Two buses belonging to a company that operates in Judea and Samaria were set on fire late Monday in the Israeli Arab city of Kafr Qasim, located about twenty kilometers east of Tel Aviv, near the Green Line. Police suspect that the act of arson came in response to a government decision, enacted Monday, to operate bus lines designated solely for Palestinian day workers who enter Israel from the West Bank.
No suspects have been apprehended so far in the case. The drivers of all public buses that operate in the Judea and Samaria area were instructed to park their vehicles outside the city.
In light of the sharp objection elicited Monday by the decision to operate the Palestinian-only bus lines, Transportation and Road Safety Minister Yisrael Katz clarified later that day that Palestinians were permitted to use any public bus line they wished, including the ones used by settlers.
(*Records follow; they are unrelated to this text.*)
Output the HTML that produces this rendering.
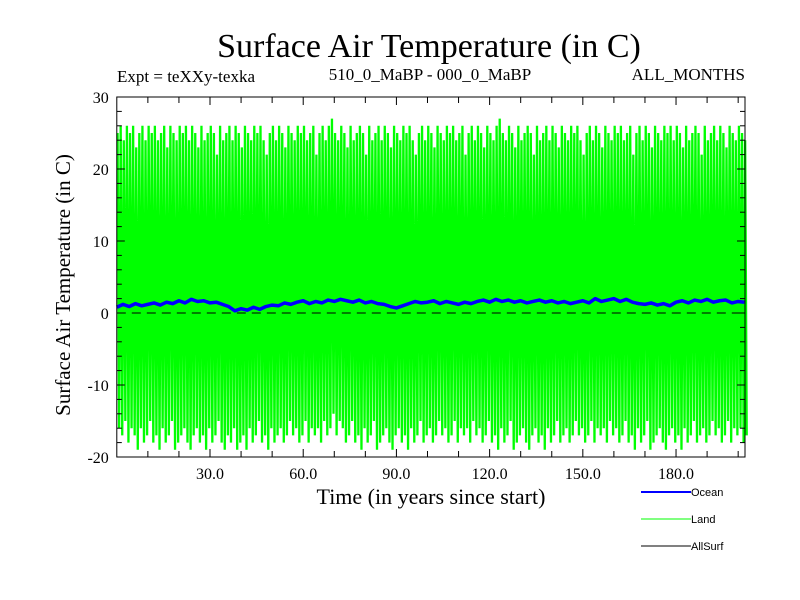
<!DOCTYPE html>
<html><head><meta charset="utf-8"><style>
body{margin:0;background:#fff;width:800px;height:600px;overflow:hidden}
svg{display:block}
text{font-family:"Liberation Serif",serif}
</style></head><body>
<svg id="chart" width="800" height="600">
<text x="429" y="57" font-size="34" text-anchor="middle">Surface Air Temperature (in C)</text>
<text x="117" y="82" font-size="17">Expt = teXXy-texka</text>
<text x="430" y="80" font-size="17" text-anchor="middle">510_0_MaBP - 000_0_MaBP</text>
<text x="745" y="80" font-size="17" text-anchor="end">ALL_MONTHS</text>
<g id="plot"></g>
<g id="axes"></g>
<text transform="translate(70,285) rotate(-90)" font-size="21" text-anchor="middle">Surface Air Temperature (in C)</text>
<text x="431" y="504" font-size="22" text-anchor="middle">Time (in years since start)</text>
<g>
<g><line x1="641" y1="492" x2="691" y2="492" stroke="#0000ff" stroke-width="2"/><text x="691" y="496" style="font-family:'Liberation Sans',sans-serif;font-size:11px">Ocean</text></g>
<g><line x1="641" y1="519" x2="691" y2="519" stroke="#00ff00" stroke-width="1"/><text x="691" y="523" style="font-family:'Liberation Sans',sans-serif;font-size:11px">Land</text></g>
<g><line x1="641" y1="546" x2="691" y2="546" stroke="#000" stroke-width="1"/><text x="691" y="550" style="font-family:'Liberation Sans',sans-serif;font-size:11px">AllSurf</text></g>
</g>
</svg>
<script>
const landPeaks=[25,26,24,26,25,26,23,25,26,24,26,25,26,24,25,26,23,26,25,24,26,25,26,24,26,25,23,26,24,25,26,25,22,26,24,25,26,24,26,25,23,26,25,24,26,25,26,24,22,25,26,24,26,25,23,26,25,24,26,25,26,24,25,26,22,25,26,24,26,27,25,24,26,25,23,26,24,25,26,25,22,26,24,25,26,24,26,25,23,26,25,24,26,25,26,24,22,25,26,24,26,25,23,26,25,24,26,25,26,24,25,26,22,25,26,24,26,25,23,26,25,24,26,27,25,24,26,25,23,26,24,25,26,25,22,26,24,25,26,24,26,25,23,26,25,24,26,25,26,24,22,25,26,24,26,25,23,26,25,24,26,25,26,24,25,26,22,25,26,24,26,25,23,26,25,24,26,25,26,24,26,25,23,26,24,25,26,25,22,26,24,25,26,24,26,25,23,26,25,24,26,25,24];
const landTroughs=[-16,-17,-15,-18,-16,-17,-19,-16,-18,-17,-15,-18,-17,-19,-16,-18,-17,-15,-19,-18,-17,-16,-18,-19,-17,-16,-18,-17,-19,-16,-18,-17,-15,-18,-19,-17,-18,-16,-19,-18,-17,-19,-16,-18,-17,-15,-18,-17,-19,-16,-18,-17,-16,-18,-17,-15,-17,-16,-18,-17,-15,-18,-16,-17,-16,-18,-15,-17,-16,-14,-17,-15,-16,-18,-17,-15,-18,-17,-19,-16,-18,-17,-15,-19,-18,-17,-16,-18,-19,-17,-16,-18,-17,-19,-16,-18,-17,-15,-18,-17,-16,-18,-17,-15,-17,-16,-18,-17,-15,-18,-16,-17,-16,-18,-15,-17,-16,-18,-17,-15,-18,-17,-19,-16,-18,-17,-15,-19,-18,-17,-16,-18,-19,-17,-16,-18,-17,-19,-16,-18,-17,-15,-18,-17,-16,-18,-17,-15,-17,-16,-18,-17,-15,-18,-16,-17,-16,-18,-15,-17,-16,-18,-17,-15,-18,-17,-19,-16,-18,-17,-15,-19,-18,-17,-16,-18,-19,-17,-16,-18,-17,-19,-16,-18,-17,-15,-18,-17,-16,-18,-17,-15,-17,-16,-18,-17,-15,-18,-16,-17,-16,-18,-17,-16];
const oceanYears=[0,2,4,6,8,10,12,14,16,18,20,22,24,26,28,30,32,34,36,38,40,42,44,46,48,50,52,54,56,58,60,62,64,66,68,70,72,74,76,78,80,82,84,86,88,90,92,94,96,98,100,102,104,106,108,110,112,114,116,118,120,122,124,126,128,130,132,134,136,138,140,142,144,146,148,150,152,154,156,158,160,162,164,166,168,170,172,174,176,178,180,182,184,186,188,190,192,194,196,198,200,202];
const oceanVals=[0.8,1.2,0.9,1.3,1.0,1.2,1.4,1.1,1.5,1.3,1.7,1.4,1.9,1.6,1.7,1.4,1.5,1.2,0.9,0.3,0.6,0.4,0.8,0.5,0.9,1.1,1.0,1.4,1.2,1.5,1.7,1.3,1.6,1.4,1.8,1.6,1.9,1.7,1.5,1.8,1.4,1.6,1.3,1.2,0.9,0.7,1.0,1.3,1.6,1.4,1.5,1.7,1.3,1.6,1.4,1.2,1.5,1.3,1.6,1.8,1.5,1.9,1.6,1.8,1.5,1.7,1.4,1.6,1.8,1.5,1.7,1.4,1.6,1.3,1.5,1.7,1.4,2.0,1.6,1.8,2.0,1.6,1.9,1.5,1.3,1.2,1.4,1.1,1.3,1.0,1.5,1.7,1.4,1.8,1.6,1.9,1.5,1.7,1.8,1.4,1.6,1.5];
const xTicks=[30,60,90,120,150,180];
const yTicks=[-20,-10,0,10,20,30];
const X0=116.8,X1=745,Y0=97,Y1=457,XMAX=202.2;
const xs=v=>X0+(v/XMAX)*(X1-X0);
const ys=v=>Y1-(v+20)/50*(Y1-Y0);
const NS="http://www.w3.org/2000/svg";
function mk(t,a,p){const e=document.createElementNS(NS,t);for(const k in a)e.setAttribute(k,a[k]);p.appendChild(e);return e;}
const plot=document.getElementById('plot'),axes=document.getElementById('axes');
let d="";
for(let i=0;i<landPeaks.length;i++){
  d+=(i?"L":"M")+xs(i+0.25).toFixed(2)+","+ys(landPeaks[i]).toFixed(2);
  d+="L"+xs(i+0.75).toFixed(2)+","+ys(landTroughs[i]).toFixed(2);
}
const land=mk('path',{d:d,fill:'none',stroke:'#00ff00','stroke-width':2.3},plot);


const zl=mk('line',{x1:X0,x2:X1,y1:ys(0),y2:ys(0),stroke:'#000','stroke-dasharray':'9,6','stroke-width':1},plot);


let od="";
oceanYears.forEach((y,i)=>{od+=(i?"L":"M")+xs(y).toFixed(2)+","+ys(oceanVals[i]).toFixed(2);});
const oc=mk('path',{d:od,fill:'none',stroke:'#0000ff','stroke-width':3.5,'stroke-linejoin':'round'},plot);


const fr=mk('rect',{x:X0,y:Y0,width:X1-X0,height:Y1-Y0,fill:'none',stroke:'#000','stroke-width':1},axes);


for(let v=10;v<XMAX;v+=10){
  const len=v%30===0?8:6;
  mk('line',{x1:xs(v),x2:xs(v),y1:Y1,y2:Y1-len,stroke:'#000'},axes);
  mk('line',{x1:xs(v),x2:xs(v),y1:Y0,y2:Y0+len,stroke:'#000'},axes);
}
for(let v=-18;v<30;v+=2){
  const len=v%10===0?8:5;
  mk('line',{x1:X0,x2:X0+len,y1:ys(v),y2:ys(v),stroke:'#000'},axes);
  mk('line',{x1:X1,x2:X1-len,y1:ys(v),y2:ys(v),stroke:'#000'},axes);
}
xTicks.forEach(v=>{
  const t=mk('text',{x:xs(v),y:Y1+22,'font-size':16,'text-anchor':'middle'},axes);
  t.textContent=v.toFixed(1);
  
  
});
yTicks.forEach(v=>{
  const t=mk('text',{x:X0-8,y:ys(v)+6,'font-size':16,'text-anchor':'end'},axes);
  t.textContent=v;
  
  
});
</script>
</body></html>
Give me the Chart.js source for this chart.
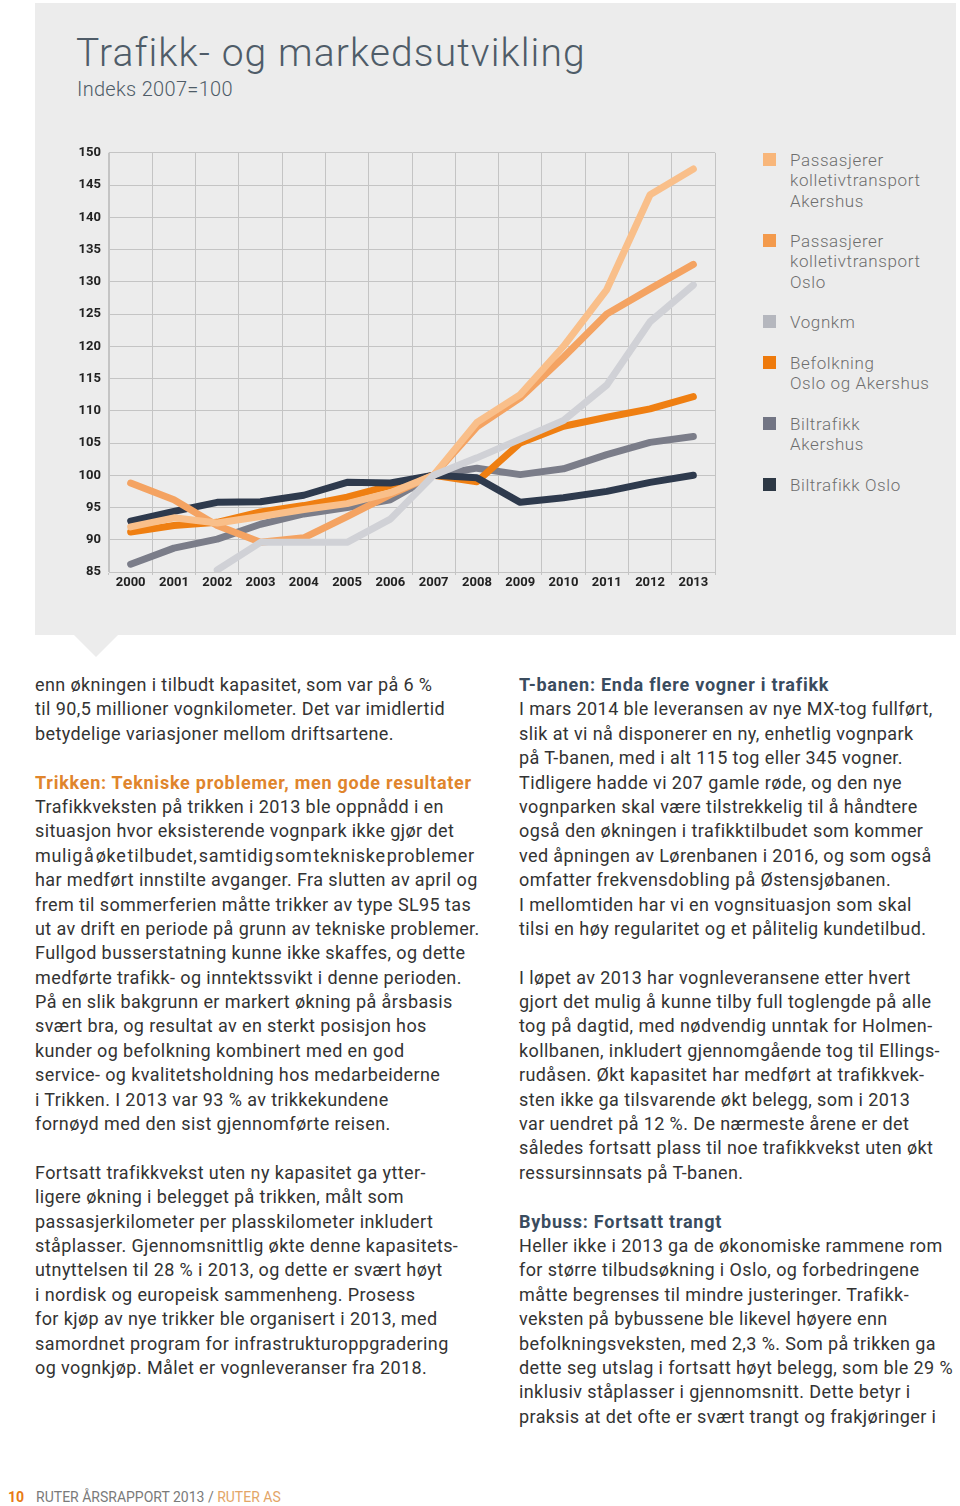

On Monday, the Afikim bus company began operating the new lines, designed to facilitate travel for Palestinians who possess work permits to work inside Israel. On their first day in service, the buses were crowded with Palestinians who boarded at the Eyal border crossing, upon completing a routine security check. Due to the obvious overcrowding, the ministry has decided to double the number of buses in the new lines.
The new service elicited outraged responses around the world on Monday, which Meretz Chairwoman Zehava Gal-On waging a personal attack on the transportation minister. "According to reports," she said, "the decision to segregate the Palestinian passengers from the Jewish passengers came on the heels of complaints, made by Jewish settlers, of too many Palestinians on the existing bus lines."
On her Facebook page, Gal-On took a harsher tone: "This is what apartheid looks like," she wrote. "And no, there isn't a more polite or palatable description for it."
The Arab media also objected to the new service, drawing a comparison to the civil rights movement in the U.S. "Does the world need another Rosa Parks?" asked the pan-Arab media outlet Al-Arabiya. Meanwhile, the Daily Telegraph reported that "Israel launches Palestinian-only buses amid accusations of racial segregation."
The Transportation and Road Safety Ministry, for its part, rejected accusations of apartheid in the public bus system and stressed that the new service was designed to help the Palestinians. According to the ministry, the new lines aim to eliminate the phenomenon of pirate bus lines whose drivers habitually charge Palestinian travelers exorbitant amounts for transportation to central Israel. Travel on the public bus lines costs only a handful of shekels.